2022 Maurice Brown Reading with Christine Hume

The Department of English and Creative Writing hosted the annual Maurice Brown Reading on Sept. 21st in the Oakland Center Ballroom C at 6 p.m., featuring special guest Christine Hume reading two excerpts from her writing.

Hume is an accomplished American poet and essayist who has won several accolades with her writing, including a Green Rose Award. She writes poems and essays that explore various topics, such as gender, disability, girlhood, sex offenders and experiences of being a woman of color. 

Hume is a professor at Eastern Michigan University and has also taught in Petersburg, Russia and Mexico. 

Professor Jeff Chapman introduced Hume, citing how she describes herself as “constitutionally restless.” Hume’s accolades are well earned because of her writing.

“These pieces challenge traditional forms of genre,” Chapman said.

Hume writes specifically about the “experiences of women of color in America in times of violence.” 

Professor Chapman discussed one of Hume’s pieces that talks about being a woman in a world of violence.

“Each line is an eerie echo,” Chapman said of the piece.

Hume also writes feminist retellings of myth and social engagement in the 21st Century. 

Her first reading, “Hum,” talks about no beginning or end sound. The poem goes into detail about the sound, and how other people notice it.

“Was I becoming a witch or a weird sister? If feared becoming possessed by spirits,” were among the standout lines from “Hum.”

“An aimless hum accompanied me,” were some additional lines to remember.

Hume’s description of sound is very prevalent. There are talks of violence, electroshock usage in science and other violent themes connected with the allegory of Medusa’s severed head.

“Picture the head of Medusa, shrieking whole. Shrieking whole, shrieking whole. Mouth gaping,” Hume wrote.

The next piece, “No Woman I Know,” explored themes of different women going invisible. The imagery is haunting, and very direct.

“No woman I know disappears into books disappearing women written by men,” and, “No woman I know waited as a child to go extinct,” are some distinct lines from this poem. 

“No Woman I Know” encapsulates fears of being a woman, and how sounds and thoughts portray the feeling of fear and disappearing. Invisibility and vanishing are big themes here — there’s a buildup into women disappearing, mentioning footprints and vanishing points with each line starting with, “no woman I know.” 

Once the readings concluded, Hume answered some questions from the audience and talked about her writing process. One student asked if poetry came to her naturally. 

“We make our own inspiration,” Hume said. “It seems like the best way of being a writer is being open all the time [to] whatever material catches your interest. To be a writer is to be obsessed with certain objects, certain technical things — even with language. Also to fool yourself into thinking you’re writing something new, or finding new ways to enter those obsessions. Ideally, it’s both.”

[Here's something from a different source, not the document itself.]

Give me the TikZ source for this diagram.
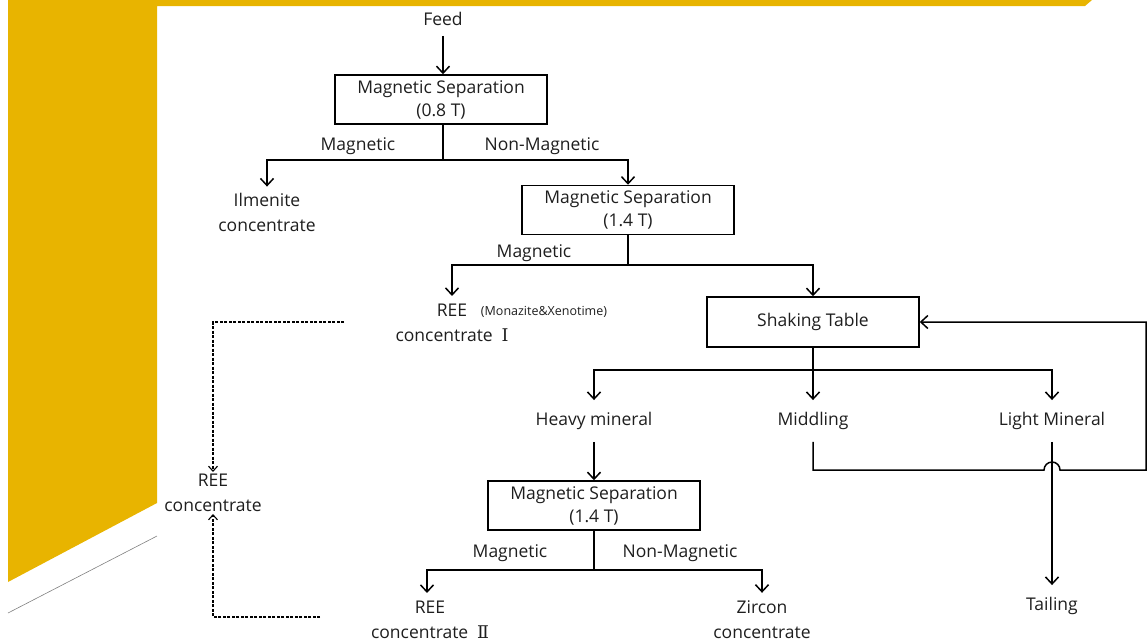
\documentclass[tikz,border=0pt]{standalone}
\usepackage{fontspec}
\setmainfont{Open Sans}
\newfontfamily\numfont{DejaVu Serif}
\usepackage{xcolor}
\usepackage{tikz}
\usetikzlibrary{arrows.meta}
\definecolor{slideyellow}{RGB}{232,180,0}
\definecolor{inkgray}{RGB}{30,30,30}

\begin{document}
\begin{tikzpicture}[x=1pt,y=-1pt,
    every node/.style={font=\fontsize{17.5}{25}\selectfont, text=inkgray, inner sep=2pt},
    txt/.style={align=center},
    small/.style={font=\fontsize{12.5}{14}\selectfont},
    procbox/.style={draw, line width=1.5pt, minimum width=212pt, minimum height=49pt, align=center, inner sep=0pt,
        font=\fontsize{17.5}{23}\selectfont},
    flow/.style={line width=1.5pt},
    arr/.style={flow, -{Straight Barb[length=7pt,width=13pt,line width=1.5pt]}},
    dsh/.style={line width=1.3pt, dash pattern=on 3pt off 1.5pt, -{Straight Barb[length=5pt,width=9pt,line width=1.1pt]}}]
    \useasboundingbox (0,0) rectangle (1148,641);
    % slide background
    \fill[slideyellow] (8,0) -- (1092,0) -- (1085,6) -- (157,6) -- (157,503) -- (8,582) -- cycle;
    \draw[gray, line width=0.6pt] (8,613) -- (157,536);

    % first magnetic separation
    \node[txt] (feed) at (443,19) {Feed};
    \node[procbox] (ms1) at (441,99.5) {Magnetic Separation\\(0.8 T)};
    \node[txt] (ilm) at (267,212) {Ilmenite\\concentrate};
    \node[procbox] (ms2) at (628,210) {Magnetic Separation\\(1.4 T)};
    \node (magA) at (358,146) {Magnetic};
    \node (nonA) at (542,146) {Non-Magnetic};
    \coordinate (s1) at (443,160);
    \draw[arr] ([yshift=-8pt]feed.south) -- (ms1.north -| feed);
    \draw[flow] (ms1.south -| s1) -- (s1);
    \draw[arr] (s1) -| ([yshift=4pt]ilm.north);
    \draw[arr] (s1) -| (ms2.north);

    % second magnetic separation
    \node[txt] (ree1) at (452,323) {REE\\concentrate\enspace{\numfont Ⅰ}};
    \node[small] (monx) at (544,312) {(Monazite\&Xenotime)};
    \node (magB) at (534,253) {Magnetic};
    \node[procbox, minimum height=50pt] (table) at (813,322) {Shaking Table};
    \coordinate (s2) at (628,265);
    \draw[flow] (ms2.south) -- (s2);
    \draw[arr] (s2) -| ([yshift=6pt]ree1.north);
    \draw[arr] (s2) -| (table.north);

    % shaking table
    \node (heavy) at (594,421) {Heavy mineral};
    \node (midd) at (813,421) {Middling};
    \node (light) at (1052,421) {Light Mineral};
    \node (tail) at (1052,606) {Tailing};
    \coordinate (s3) at (813,370);
    \draw[arr] (table.south) -- ([yshift=10pt]midd.north);
    \draw[arr] (s3) -| ([yshift=10pt]heavy.north);
    \draw[arr] (s3) -| ([yshift=10pt]light.north);
    \draw[arr] ([yshift=-10pt]light.south) -- ([yshift=10pt]tail.north);
    % middling back to the table
    \coordinate (hopL) at (1044,470);
    \coordinate (rc) at (1146,470);
    \draw[arr] ([yshift=-10pt]midd.south) |- (hopL) arc (180:360:8) -- (rc) |- (table.east);

    % third magnetic separation
    \node[procbox] (ms3) at (594,505.5) {Magnetic Separation\\(1.4 T)};
    \node[txt] (ree2) at (430,620) {REE\\concentrate\enspace{\numfont Ⅱ}};
    \node[txt] (zrc) at (762,620) {Zircon\\concentrate};
    \node (magC) at (510,553) {Magnetic};
    \node (nonC) at (680,553) {Non-Magnetic};
    \coordinate (s4) at (594,570);
    \draw[arr] ([yshift=-10pt]heavy.south) -- (ms3.north);
    \draw[flow] (ms3.south) -- (s4);
    \draw[arr] (s4) -| ([xshift=-3pt,yshift=6pt]ree2.north);
    \draw[arr] (s4) -| ([yshift=6pt]zrc.north);

    % collected REE concentrate
    \node[txt] (ree) at (213,493) {REE\\concentrate};
    \coordinate (d1) at (344,322);
    \coordinate (d2) at (320,617);
    \draw[dsh] (d1) -| (ree.north);
    \draw[dsh] (d2) -| (ree.south);
\end{tikzpicture}
\end{document}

The next question related to the argument of the poem.

“There’s always tension in a poem,” Hume said. “I’m not gonna settle any disputes here. I’m not interested in conventional arguments. I consider these essays. I’m trying to work between just facts and specific experience.

“This is an excerpt from a much longer project,” she continued. “The way it started was after Trump was elected, I interviewed friends with mine with daughters, specifically. We thought out loud, specifically, [about] how we would handle this moment, how we would teach our daughters to handle patriarchy in an oppressive system. The images are not documentary in a sense that each image relates to the text — the individual and the collective. There’s a lot of threshold moments here.”

Hume also commented on her creative process.

“Finding the things that bring you joy and pleasure — it’s a part of a life of writing,” she said. “I always have something I’m working on — I’m a slow writer, always having something that’s open to return to. Revising it is a good way of reconnecting to the energy that created it, feeding on those sources.”